# [SHORT PROBLEM]
Set down the data below without change, skipping the pictures it holds.

# [DATA SHOWN]
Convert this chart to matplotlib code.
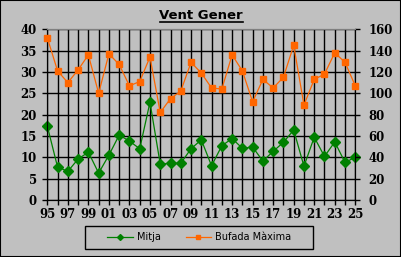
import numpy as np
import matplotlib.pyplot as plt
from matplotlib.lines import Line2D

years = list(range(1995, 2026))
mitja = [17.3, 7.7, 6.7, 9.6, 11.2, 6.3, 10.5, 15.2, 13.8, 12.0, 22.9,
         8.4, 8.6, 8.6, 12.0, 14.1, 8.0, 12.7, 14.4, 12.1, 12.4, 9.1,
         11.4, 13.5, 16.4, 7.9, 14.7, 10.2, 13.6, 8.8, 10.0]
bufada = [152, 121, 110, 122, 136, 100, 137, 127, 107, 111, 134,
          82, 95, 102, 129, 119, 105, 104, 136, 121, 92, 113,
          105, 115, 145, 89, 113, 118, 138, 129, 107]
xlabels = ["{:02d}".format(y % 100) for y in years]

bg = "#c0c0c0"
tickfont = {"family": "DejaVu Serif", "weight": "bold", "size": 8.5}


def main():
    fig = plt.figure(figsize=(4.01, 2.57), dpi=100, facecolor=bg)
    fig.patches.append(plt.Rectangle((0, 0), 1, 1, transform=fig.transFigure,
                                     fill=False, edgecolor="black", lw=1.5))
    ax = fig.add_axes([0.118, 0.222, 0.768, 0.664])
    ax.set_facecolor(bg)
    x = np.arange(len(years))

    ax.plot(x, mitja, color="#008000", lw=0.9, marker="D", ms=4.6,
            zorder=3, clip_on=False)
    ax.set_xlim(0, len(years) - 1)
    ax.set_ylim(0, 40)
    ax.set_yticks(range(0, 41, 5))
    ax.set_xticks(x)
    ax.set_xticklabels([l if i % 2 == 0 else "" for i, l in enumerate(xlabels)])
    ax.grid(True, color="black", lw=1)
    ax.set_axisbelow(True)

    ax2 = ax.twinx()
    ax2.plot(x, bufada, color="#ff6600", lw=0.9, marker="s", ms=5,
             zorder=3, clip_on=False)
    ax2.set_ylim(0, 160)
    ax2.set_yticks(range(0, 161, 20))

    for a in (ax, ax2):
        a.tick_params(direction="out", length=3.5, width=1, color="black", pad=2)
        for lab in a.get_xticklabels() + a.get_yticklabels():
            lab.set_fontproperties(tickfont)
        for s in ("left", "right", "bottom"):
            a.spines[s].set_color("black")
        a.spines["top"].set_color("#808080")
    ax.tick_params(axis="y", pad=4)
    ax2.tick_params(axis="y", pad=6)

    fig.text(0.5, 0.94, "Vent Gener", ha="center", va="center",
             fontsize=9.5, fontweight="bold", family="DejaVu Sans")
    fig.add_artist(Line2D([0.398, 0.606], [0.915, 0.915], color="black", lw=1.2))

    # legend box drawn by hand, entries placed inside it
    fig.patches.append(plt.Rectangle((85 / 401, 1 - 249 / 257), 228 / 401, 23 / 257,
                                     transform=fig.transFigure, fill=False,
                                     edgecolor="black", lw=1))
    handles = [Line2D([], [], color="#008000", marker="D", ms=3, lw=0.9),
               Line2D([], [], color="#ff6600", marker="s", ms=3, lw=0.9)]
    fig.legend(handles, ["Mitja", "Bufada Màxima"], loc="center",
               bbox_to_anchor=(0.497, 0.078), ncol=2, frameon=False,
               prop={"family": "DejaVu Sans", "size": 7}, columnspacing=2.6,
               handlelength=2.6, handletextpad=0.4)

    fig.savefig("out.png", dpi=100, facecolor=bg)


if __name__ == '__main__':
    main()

# [TASK RESULT]
Convert this chart to matplotlib code.
import numpy as np
import matplotlib.pyplot as plt
from matplotlib.lines import Line2D

years = list(range(1995, 2026))
mitja = [17.3, 7.7, 6.7, 9.6, 11.2, 6.3, 10.5, 15.2, 13.8, 12.0, 22.9,
         8.4, 8.6, 8.6, 12.0, 14.1, 8.0, 12.7, 14.4, 12.1, 12.4, 9.1,
         11.4, 13.5, 16.4, 7.9, 14.7, 10.2, 13.6, 8.8, 10.0]
bufada = [152, 121, 110, 122, 136, 100, 137, 127, 107, 111, 134,
          82, 95, 102, 129, 119, 105, 104, 136, 121, 92, 113,
          105, 115, 145, 89, 113, 118, 138, 129, 107]
xlabels = ["{:02d}".format(y % 100) for y in years]

bg = "#c0c0c0"
tickfont = {"family": "DejaVu Serif", "weight": "bold", "size": 8.5}


def main():
    fig = plt.figure(figsize=(4.01, 2.57), dpi=100, facecolor=bg)
    fig.patches.append(plt.Rectangle((0, 0), 1, 1, transform=fig.transFigure,
                                     fill=False, edgecolor="black", lw=1.5))
    ax = fig.add_axes([0.118, 0.222, 0.768, 0.664])
    ax.set_facecolor(bg)
    x = np.arange(len(years))

    ax.plot(x, mitja, color="#008000", lw=0.9, marker="D", ms=4.6,
            zorder=3, clip_on=False)
    ax.set_xlim(0, len(years) - 1)
    ax.set_ylim(0, 40)
    ax.set_yticks(range(0, 41, 5))
    ax.set_xticks(x)
    ax.set_xticklabels([l if i % 2 == 0 else "" for i, l in enumerate(xlabels)])
    ax.grid(True, color="black", lw=1)
    ax.set_axisbelow(True)

    ax2 = ax.twinx()
    ax2.plot(x, bufada, color="#ff6600", lw=0.9, marker="s", ms=5,
             zorder=3, clip_on=False)
    ax2.set_ylim(0, 160)
    ax2.set_yticks(range(0, 161, 20))

    for a in (ax, ax2):
        a.tick_params(direction="out", length=3.5, width=1, color="black", pad=2)
        for lab in a.get_xticklabels() + a.get_yticklabels():
            lab.set_fontproperties(tickfont)
        for s in ("left", "right", "bottom"):
            a.spines[s].set_color("black")
        a.spines["top"].set_color("#808080")
    ax.tick_params(axis="y", pad=4)
    ax2.tick_params(axis="y", pad=6)

    fig.text(0.5, 0.94, "Vent Gener", ha="center", va="center",
             fontsize=9.5, fontweight="bold", family="DejaVu Sans")
    fig.add_artist(Line2D([0.398, 0.606], [0.915, 0.915], color="black", lw=1.2))

    # legend box drawn by hand, entries placed inside it
    fig.patches.append(plt.Rectangle((85 / 401, 1 - 249 / 257), 228 / 401, 23 / 257,
                                     transform=fig.transFigure, fill=False,
                                     edgecolor="black", lw=1))
    handles = [Line2D([], [], color="#008000", marker="D", ms=3, lw=0.9),
               Line2D([], [], color="#ff6600", marker="s", ms=3, lw=0.9)]
    fig.legend(handles, ["Mitja", "Bufada Màxima"], loc="center",
               bbox_to_anchor=(0.497, 0.078), ncol=2, frameon=False,
               prop={"family": "DejaVu Sans", "size": 7}, columnspacing=2.6,
               handlelength=2.6, handletextpad=0.4)

    fig.savefig("out.png", dpi=100, facecolor=bg)


if __name__ == '__main__':
    main()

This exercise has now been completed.